● **Short exercise**
From the entries that follow, pick out all lines holding "seaborn".

● **Extracted records**

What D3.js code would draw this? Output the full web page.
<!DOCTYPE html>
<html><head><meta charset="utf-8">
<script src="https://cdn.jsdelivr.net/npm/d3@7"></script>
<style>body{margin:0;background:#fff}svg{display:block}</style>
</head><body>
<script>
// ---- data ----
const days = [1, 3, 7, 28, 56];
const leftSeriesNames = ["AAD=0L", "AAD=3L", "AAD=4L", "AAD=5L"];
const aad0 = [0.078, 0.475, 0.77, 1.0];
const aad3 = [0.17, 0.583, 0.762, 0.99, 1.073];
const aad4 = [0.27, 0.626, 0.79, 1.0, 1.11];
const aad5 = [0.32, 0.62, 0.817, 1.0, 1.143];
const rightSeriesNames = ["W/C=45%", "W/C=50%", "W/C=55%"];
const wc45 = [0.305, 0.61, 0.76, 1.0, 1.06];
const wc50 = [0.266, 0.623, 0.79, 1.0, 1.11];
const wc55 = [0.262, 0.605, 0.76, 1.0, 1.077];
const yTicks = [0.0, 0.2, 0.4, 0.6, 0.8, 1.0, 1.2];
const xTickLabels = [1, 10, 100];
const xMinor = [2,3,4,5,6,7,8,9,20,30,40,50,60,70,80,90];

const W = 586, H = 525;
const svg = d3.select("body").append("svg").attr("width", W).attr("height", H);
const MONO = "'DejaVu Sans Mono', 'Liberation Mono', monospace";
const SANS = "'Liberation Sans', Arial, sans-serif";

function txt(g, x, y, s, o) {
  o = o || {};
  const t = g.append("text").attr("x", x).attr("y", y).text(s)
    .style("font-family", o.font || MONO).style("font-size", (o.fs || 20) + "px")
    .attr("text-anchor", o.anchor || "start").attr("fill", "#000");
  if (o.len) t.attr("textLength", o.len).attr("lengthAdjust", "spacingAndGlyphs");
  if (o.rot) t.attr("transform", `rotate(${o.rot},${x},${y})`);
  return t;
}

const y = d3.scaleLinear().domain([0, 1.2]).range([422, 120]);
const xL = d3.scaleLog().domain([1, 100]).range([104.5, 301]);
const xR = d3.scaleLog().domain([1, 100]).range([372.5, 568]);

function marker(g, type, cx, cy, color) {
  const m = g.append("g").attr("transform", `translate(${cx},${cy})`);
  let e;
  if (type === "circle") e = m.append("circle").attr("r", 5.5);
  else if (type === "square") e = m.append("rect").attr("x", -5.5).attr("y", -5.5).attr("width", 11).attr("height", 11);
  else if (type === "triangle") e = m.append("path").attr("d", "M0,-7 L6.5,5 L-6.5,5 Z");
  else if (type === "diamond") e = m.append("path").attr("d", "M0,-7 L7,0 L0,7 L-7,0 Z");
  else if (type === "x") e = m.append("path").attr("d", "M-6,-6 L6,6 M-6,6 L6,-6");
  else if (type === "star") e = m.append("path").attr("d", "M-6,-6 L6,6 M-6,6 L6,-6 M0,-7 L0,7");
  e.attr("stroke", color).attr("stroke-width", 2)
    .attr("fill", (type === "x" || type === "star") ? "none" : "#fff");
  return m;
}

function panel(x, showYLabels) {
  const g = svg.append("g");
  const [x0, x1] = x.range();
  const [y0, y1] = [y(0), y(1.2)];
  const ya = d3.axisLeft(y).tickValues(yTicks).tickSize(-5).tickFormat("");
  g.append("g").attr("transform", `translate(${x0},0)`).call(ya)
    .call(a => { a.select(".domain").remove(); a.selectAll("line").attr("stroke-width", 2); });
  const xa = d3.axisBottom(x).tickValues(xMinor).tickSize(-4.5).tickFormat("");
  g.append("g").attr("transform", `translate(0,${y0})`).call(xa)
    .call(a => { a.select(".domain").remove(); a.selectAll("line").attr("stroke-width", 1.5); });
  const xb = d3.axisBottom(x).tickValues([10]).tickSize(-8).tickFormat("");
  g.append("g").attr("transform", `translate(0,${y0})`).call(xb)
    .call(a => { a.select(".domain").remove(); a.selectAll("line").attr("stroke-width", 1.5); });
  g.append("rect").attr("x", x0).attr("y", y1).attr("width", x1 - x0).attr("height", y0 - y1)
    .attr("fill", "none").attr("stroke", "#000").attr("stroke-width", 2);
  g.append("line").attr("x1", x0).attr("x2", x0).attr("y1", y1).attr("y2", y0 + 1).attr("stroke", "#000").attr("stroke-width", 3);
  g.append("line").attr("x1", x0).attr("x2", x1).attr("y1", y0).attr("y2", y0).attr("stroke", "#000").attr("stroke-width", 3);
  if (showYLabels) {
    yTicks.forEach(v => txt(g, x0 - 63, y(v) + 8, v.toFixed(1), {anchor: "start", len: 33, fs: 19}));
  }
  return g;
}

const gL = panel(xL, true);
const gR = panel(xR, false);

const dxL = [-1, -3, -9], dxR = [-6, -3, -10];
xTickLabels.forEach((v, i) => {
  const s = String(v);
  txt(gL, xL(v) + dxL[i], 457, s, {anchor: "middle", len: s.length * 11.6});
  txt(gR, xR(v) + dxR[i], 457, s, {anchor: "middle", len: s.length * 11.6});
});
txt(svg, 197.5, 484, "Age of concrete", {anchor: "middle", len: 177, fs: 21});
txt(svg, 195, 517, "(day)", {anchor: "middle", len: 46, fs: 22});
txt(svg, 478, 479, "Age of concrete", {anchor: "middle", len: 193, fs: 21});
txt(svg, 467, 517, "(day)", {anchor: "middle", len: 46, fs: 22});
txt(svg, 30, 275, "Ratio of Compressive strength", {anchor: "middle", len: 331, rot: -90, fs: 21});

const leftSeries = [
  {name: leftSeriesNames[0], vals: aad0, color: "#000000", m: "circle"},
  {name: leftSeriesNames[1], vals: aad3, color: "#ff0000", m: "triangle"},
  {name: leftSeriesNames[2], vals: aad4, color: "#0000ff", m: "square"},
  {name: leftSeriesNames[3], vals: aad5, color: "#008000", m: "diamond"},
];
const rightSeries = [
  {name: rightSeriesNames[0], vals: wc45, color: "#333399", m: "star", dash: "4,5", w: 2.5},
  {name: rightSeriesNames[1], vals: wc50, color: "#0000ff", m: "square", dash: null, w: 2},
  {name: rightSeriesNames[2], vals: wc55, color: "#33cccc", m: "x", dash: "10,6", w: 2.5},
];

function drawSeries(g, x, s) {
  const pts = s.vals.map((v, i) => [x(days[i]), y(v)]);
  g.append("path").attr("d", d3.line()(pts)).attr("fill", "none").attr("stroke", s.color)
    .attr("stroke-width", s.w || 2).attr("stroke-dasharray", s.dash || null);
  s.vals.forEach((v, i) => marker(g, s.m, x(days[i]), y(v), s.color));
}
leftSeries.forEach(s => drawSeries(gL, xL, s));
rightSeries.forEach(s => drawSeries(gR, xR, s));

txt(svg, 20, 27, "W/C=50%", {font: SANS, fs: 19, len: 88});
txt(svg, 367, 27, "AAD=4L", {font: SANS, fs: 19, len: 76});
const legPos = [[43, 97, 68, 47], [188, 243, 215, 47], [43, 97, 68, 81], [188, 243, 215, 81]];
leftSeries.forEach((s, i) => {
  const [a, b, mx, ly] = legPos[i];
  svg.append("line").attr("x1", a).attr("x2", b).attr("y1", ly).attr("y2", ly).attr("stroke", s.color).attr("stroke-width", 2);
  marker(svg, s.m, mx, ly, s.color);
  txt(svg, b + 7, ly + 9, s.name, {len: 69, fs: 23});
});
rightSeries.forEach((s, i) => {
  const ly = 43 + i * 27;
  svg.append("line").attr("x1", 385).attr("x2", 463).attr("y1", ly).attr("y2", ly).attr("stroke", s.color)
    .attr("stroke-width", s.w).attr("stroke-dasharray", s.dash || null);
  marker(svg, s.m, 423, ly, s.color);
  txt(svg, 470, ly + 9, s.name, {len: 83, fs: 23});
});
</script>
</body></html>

---

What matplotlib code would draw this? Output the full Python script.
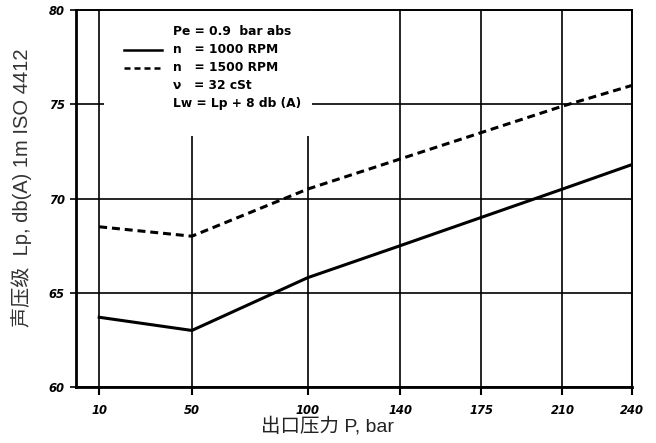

---

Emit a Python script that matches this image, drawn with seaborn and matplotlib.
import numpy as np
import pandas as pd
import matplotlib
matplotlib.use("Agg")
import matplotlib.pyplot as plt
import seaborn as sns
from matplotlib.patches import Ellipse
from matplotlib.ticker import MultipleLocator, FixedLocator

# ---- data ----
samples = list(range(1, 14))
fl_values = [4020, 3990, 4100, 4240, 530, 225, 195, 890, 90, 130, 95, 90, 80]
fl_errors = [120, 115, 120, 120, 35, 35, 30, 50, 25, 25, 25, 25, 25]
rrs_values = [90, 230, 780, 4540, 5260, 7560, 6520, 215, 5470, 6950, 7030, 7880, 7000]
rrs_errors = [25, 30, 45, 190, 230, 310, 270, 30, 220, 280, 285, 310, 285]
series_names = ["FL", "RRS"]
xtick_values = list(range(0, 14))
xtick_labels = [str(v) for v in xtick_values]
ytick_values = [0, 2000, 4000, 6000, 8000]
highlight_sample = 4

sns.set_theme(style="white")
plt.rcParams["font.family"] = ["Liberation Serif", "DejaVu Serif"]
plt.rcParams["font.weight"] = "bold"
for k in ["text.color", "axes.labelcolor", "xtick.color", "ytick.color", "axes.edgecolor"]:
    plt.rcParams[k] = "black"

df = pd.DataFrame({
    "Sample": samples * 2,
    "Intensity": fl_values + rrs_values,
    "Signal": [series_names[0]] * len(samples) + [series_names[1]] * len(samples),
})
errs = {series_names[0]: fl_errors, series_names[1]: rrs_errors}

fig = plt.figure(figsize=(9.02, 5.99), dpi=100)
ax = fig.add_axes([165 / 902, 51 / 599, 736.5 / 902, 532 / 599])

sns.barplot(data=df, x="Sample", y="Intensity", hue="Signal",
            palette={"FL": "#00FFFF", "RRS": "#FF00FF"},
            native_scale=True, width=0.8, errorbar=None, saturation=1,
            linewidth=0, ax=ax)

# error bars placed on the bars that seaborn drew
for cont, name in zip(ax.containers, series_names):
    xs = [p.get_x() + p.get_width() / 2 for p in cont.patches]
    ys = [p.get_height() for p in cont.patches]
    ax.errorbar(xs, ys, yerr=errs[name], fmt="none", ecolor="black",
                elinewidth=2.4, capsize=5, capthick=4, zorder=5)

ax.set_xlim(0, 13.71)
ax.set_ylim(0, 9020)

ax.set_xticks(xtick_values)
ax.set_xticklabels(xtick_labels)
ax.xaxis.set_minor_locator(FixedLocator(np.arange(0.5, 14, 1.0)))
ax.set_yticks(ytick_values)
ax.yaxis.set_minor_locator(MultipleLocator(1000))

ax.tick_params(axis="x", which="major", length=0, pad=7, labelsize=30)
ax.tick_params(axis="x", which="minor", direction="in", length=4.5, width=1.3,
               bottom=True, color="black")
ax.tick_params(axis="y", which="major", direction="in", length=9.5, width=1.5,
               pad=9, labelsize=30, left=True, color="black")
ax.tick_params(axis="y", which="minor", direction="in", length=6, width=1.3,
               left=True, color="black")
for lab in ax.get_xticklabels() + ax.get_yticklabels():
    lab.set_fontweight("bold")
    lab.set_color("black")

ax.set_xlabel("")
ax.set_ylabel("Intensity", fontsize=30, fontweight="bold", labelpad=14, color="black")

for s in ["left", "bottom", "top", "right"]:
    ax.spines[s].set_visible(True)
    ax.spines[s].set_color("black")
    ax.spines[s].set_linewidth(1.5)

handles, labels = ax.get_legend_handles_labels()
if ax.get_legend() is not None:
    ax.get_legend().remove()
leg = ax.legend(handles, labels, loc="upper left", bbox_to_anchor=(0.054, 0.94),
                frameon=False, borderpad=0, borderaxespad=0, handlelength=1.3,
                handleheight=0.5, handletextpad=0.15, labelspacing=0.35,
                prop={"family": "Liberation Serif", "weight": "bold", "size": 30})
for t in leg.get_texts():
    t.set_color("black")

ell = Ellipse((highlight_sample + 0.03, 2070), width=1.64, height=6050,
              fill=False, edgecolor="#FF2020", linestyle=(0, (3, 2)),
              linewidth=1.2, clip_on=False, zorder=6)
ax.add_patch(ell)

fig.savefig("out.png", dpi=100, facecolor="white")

● **Response to this task**
Emit a Python script that matches this image, drawn with seaborn and matplotlib.
import seaborn as sns
# error bars placed on the bars that seaborn drew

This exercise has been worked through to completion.